Constanze schnappte nach Luft. Das konnte nicht sein. Sie stand in der Universitätsbibliothek und die „Data Week“ begann in wenigen Minuten. Sie musste sich also beeilen, doch sie war außer Stande sich zu bewegen.

Constanze war auf dem Weg zur Uni gewesen, als ihr Leas Tipp wieder einfiel und sie beschloss einen Abstecher zur Bibliothek zu machen. Mit schnellen Schritten durchquerte sie die Eingangshalle und steuerte zielsicher auf einen Rechner zu. Es gab tatsächlich ein Buch mit dieser Signatur und sie schritt zu dem angegebenen Regal. Einige Minuten verstrichen, doch schließlich fand sie, wonach sie gesucht hatte. Sie schlug das Buch auf und überflog die Seiten. Und in Mitten der Zeilen stand die Begründung für das Motto geschrieben, schwarz auf weiß. 

Und so stand sie da, unfähig, sich zu rühren. Die Uhr schlug neun und Constanze erwachte aus ihrer Starre. Schnell lieh sie das Buch aus und steckte es in ihre Tasche. Sie eilte in den Hörsaal, da sie einige Minuten zu spät kam, schlüpfte sie vorsichtig und unter den missbilligten Blicken einiger Professoren durch die Tür und schlich zu einem Stuhl in der letzten Reihe. Innerlich jubilierte sie: „Geschafft!“ „Ich habe es geschafft!“

Der Hörsaal war voll und ein Professor hielt grade seinen Vortrag zum Thema Umgang mit Daten. Constanze verfolgte den Vortrag mit Interesse, doch ihre Gedanken schweiften immer wieder zu dem Buch in ihrer Tasche.

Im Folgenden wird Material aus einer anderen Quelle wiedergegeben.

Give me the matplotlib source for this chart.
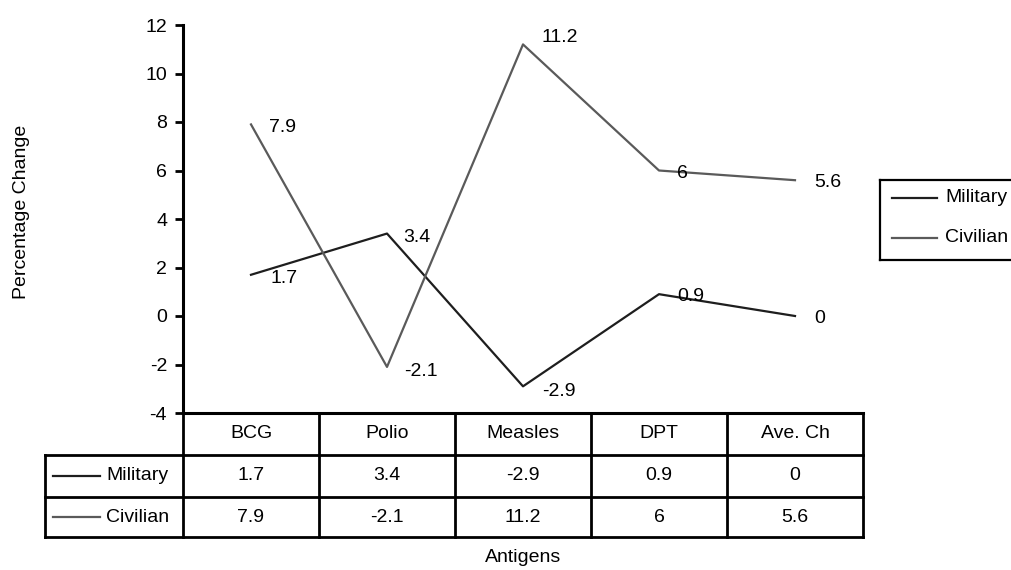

Als der Vortrag endete, verließ Constanze als Erste den Raum. Sie ging nach draußen und stellte sich in den Schatten einer Säule. Sie musste unbedingt und unverzüglich bei Lea anrufen und sich bei ihr bedanken.
Ihre Handynummer hatte sie noch und Lea nahm nach langem Klingeln ab. „Hallo?“, fragte sie. „Hi Lea, ich bin Constanze, ich wollte mich bei Dir bedanken, ich habe das Buch tatsächlich gefunden!“, sagte Constanze. „Wovon redest Du? Und überhaupt, wie kannst Du die Nerven haben, mich anzurufen?“, giftete Lea. „Aber Deine Mails...“, stotterte Constanze. „Jetzt hör mir mal gut zu Constanze, ich habe Dir keine Mail geschrieben, wieso sollte ich auch? Ich habe absolut nichts mehr mit Dir zu schaffen und ich möchte das auch nicht ändern!“ Und damit legte sie auf. Constanze stand, wie vom Blitz getroffen da. Die anderen Studenten waren ebenfalls nach draußen getreten und strömten nun an ihr vorbei. Wenn die Mails nicht von Lea verfasst worden waren, von wem dann?